Some companies keep their collective lips sealed for good reason. At Apple and Trader Joe’s, secrecy is a competitive advantage. That’s fine, as long as you don’t limit information flow in the opposite direction or among your management team.

When it comes to strategizing and decision-making, everything’s got to be on the table. To make smart decisions – and that’s what running a company is all about – business leaders and executives have to be willing to look in the mirror and face what they see.

But there are times when we’re too close to a situation to see what’s right in front of us. Other times inertia has a funny way of dragging us along for the ride. That’s why it’s important to be open to an independent, outside perspective. Sometimes, that’s the only way we’re ever going to face the truth.

Be brave.

It’s easy to play it safe, so that’s what the vast majority of us do throughout our lives. That’s not a bad thing, as long as your expectations are consistent with that. If you set the bar low, that’s all you can expect to achieve.

If, on the other hand, you want to be successful and accomplish great things in life, you have to be willing to make tough decisions that put yourself and others at risk when your gut tells you it’s the right thing to do.

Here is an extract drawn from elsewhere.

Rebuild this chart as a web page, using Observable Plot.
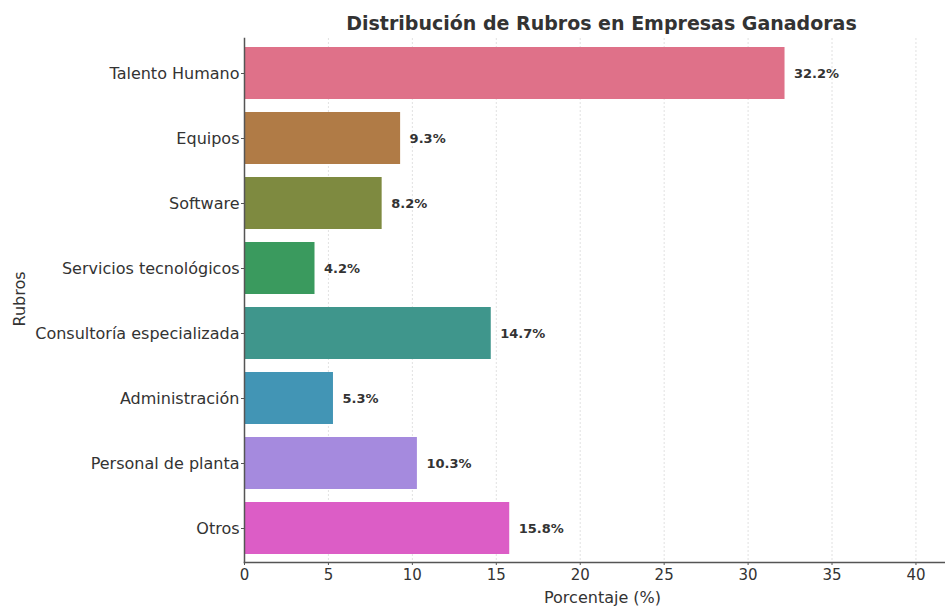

Not only is that hard, it’s terrifying. But being brave in the face of fear is the mark of a true leader. When I first spoke with the life-science company’s CEO, she said she wanted her team to be brave. I remember thinking, if she has the courage to back up that statement with action, her people will respond in kind.

That’s exactly what happened, and it was a beautiful thing to see.

Be competent. Be grounded. Be open. Be brave.